Night of the Hunter (1955), United Artists, 92 minutes

Director: Charles Laughton

Screenplay: James Agee

(based on The Night of the Hunter by Davis Grubb)

Cinematographer: Stanley Cortez

 

Adapted from the novel by Moundsville native, Davis Grubb, Night of the Hunter is a Depression era gothic Noir based on Grubb’s lifelong observations growing up in the Ohio River Valley. Robert Mitchum stars as Harry Powell, a freshly paroled jailhouse preacher who charms his way into Willa Harper’s (Shelly Winters) home, intent on ransacking a small fortune rumored to be stashed on the property. Powell practically oozes homicidal maniac, and can’t maintain his ruse for long. Charles Laughton’s piercing perception of darkness and light in Grubb’s story is translated masterfully, with key shots filmed locally to truly bring his novel to life.

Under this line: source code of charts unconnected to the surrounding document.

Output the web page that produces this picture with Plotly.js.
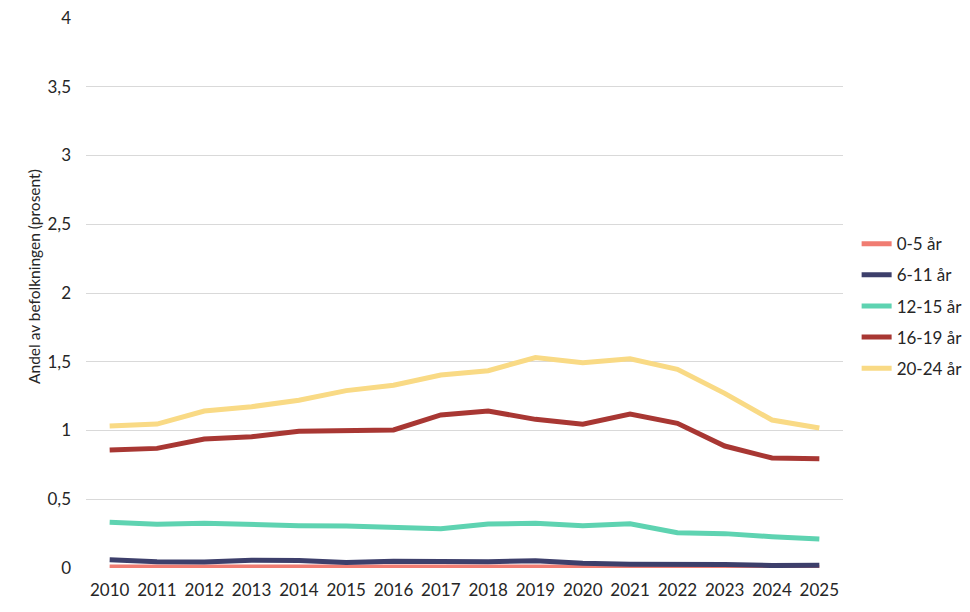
<!DOCTYPE html>
<html>
<head>
<meta charset="utf-8">
<script src="https://cdn.plot.ly/plotly-3.0.1.min.js"></script>
<style>
  html, body { margin: 0; padding: 0; background: #ffffff; }
  #chart { width: 970px; height: 612px; }
</style>
</head>
<body>
<div id="chart"></div>
<script>
// Years on the x axis
const years = ["2010","2011","2012","2013","2014","2015","2016","2017",
               "2018","2019","2020","2021","2022","2023","2024","2025"];

// Share of the population (percent) per age group
const age0to5   = [0.008,0.008,0.008,0.008,0.008,0.008,0.008,0.008,0.008,0.008,0.007,0.007,0.007,0.007,0.006,0.006];
const age6to11  = [0.060,0.046,0.044,0.056,0.055,0.040,0.050,0.046,0.046,0.052,0.035,0.028,0.030,0.025,0.018,0.020];
const age12to15 = [0.332,0.318,0.325,0.313,0.308,0.305,0.300,0.286,0.320,0.325,0.308,0.322,0.257,0.250,0.228,0.211];
const age16to19 = [0.858,0.870,0.938,0.955,0.994,1.001,1.004,1.113,1.142,1.081,1.045,1.120,1.052,0.887,0.800,0.795];
const age20to24 = [1.033,1.047,1.142,1.173,1.220,1.290,1.329,1.404,1.435,1.530,1.493,1.522,1.445,1.270,1.076,1.018];

const seriesNames  = ["0-5 år","6-11 år","12-15 år","16-19 år","20-24 år"];
const seriesValues = [age0to5, age6to11, age12to15, age16to19, age20to24];
const seriesColors = ["#F07C72","#3D3F6B","#5ED3B1","#A83733","#F9DA85"];

const yTitle = "Andel av befolkningen (prosent)";

const traces = seriesValues.map((vals, i) => ({
  type: "scatter",
  mode: "lines",
  x: years,
  y: vals,
  name: seriesNames[i],
  legendgroup: "g" + i,
  line: { color: seriesColors[i], width: 5 },
  hoverinfo: "x+y+name"
}));

const textColor = "#262626";

const layout = {
  width: 970,
  height: 612,
  paper_bgcolor: "#ffffff",
  plot_bgcolor: "#ffffff",
  margin: { l: 86, r: 127, t: 18, b: 44, autoexpand: false },
  font: { family: "Lato, 'Open Sans', sans-serif", size: 17, color: textColor },
  showlegend: true,
  legend: {
    x: 1.018, xanchor: "left",
    y: 0.476, yanchor: "middle",
    traceorder: "grouped",
    tracegroupgap: 6,
    itemwidth: 30,
    font: { size: 17, color: textColor },
    bgcolor: "rgba(0,0,0,0)"
  },
  xaxis: {
    type: "category",
    range: [-0.5, 15.5],
    showgrid: false,
    showline: false,
    zeroline: false,
    ticks: "",
    ticklabelstandoff: 10,
    tickfont: { size: 17, color: textColor },
    fixedrange: true
  },
  yaxis: {
    range: [0, 4],
    dtick: 0.5,
    tick0: 0,
    showgrid: true,
    gridcolor: "#d9d9d9",
    gridwidth: 1,
    zeroline: false,
    showline: false,
    ticks: "",
    ticklabelstandoff: 14,
    tickfont: { size: 17, color: textColor },
    fixedrange: true
  },
  annotations: [{
    text: yTitle,
    xref: "paper", yref: "paper",
    x: -0.0687, y: 0.531,
    xanchor: "center", yanchor: "middle",
    textangle: -90,
    showarrow: false,
    font: { size: 15.5, color: textColor }
  }],
  separators: ", "
};

Plotly.newPlot("chart", traces, layout, { displayModeBar: false, staticPlot: true });
</script>
</body>
</html>
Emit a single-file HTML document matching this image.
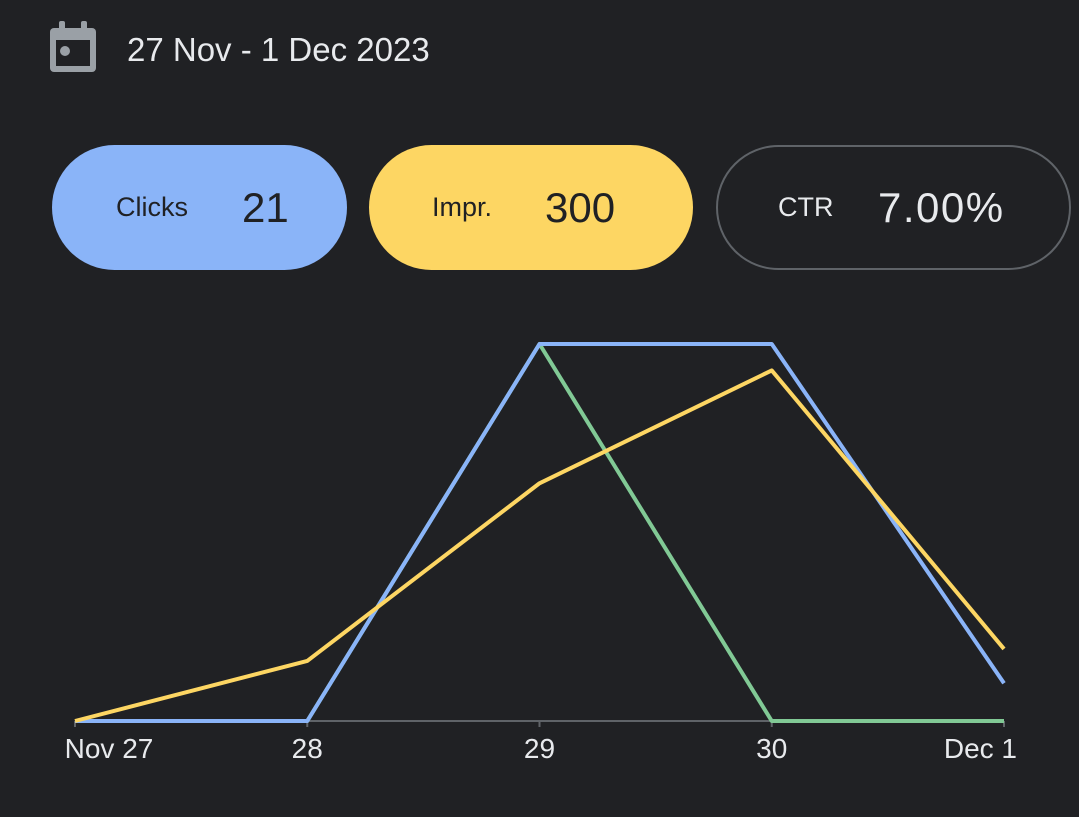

Guest Presenter, Christina Fisanick, PhD, discusses the author of Night of the Hunter. Born and raised in Moundsville, WV, Davis Grubb was heavily influenced by the impact of the Great Depression on his family’s well being, including their eviction from the family home. These early life experiences appear in Grubb’s work as deeply troubled men whose lust for power and wealth turn them into monsters. The rolling hills of Appalachia serve as the backdrop for Grubb's ongoing sparring matches between love and hate.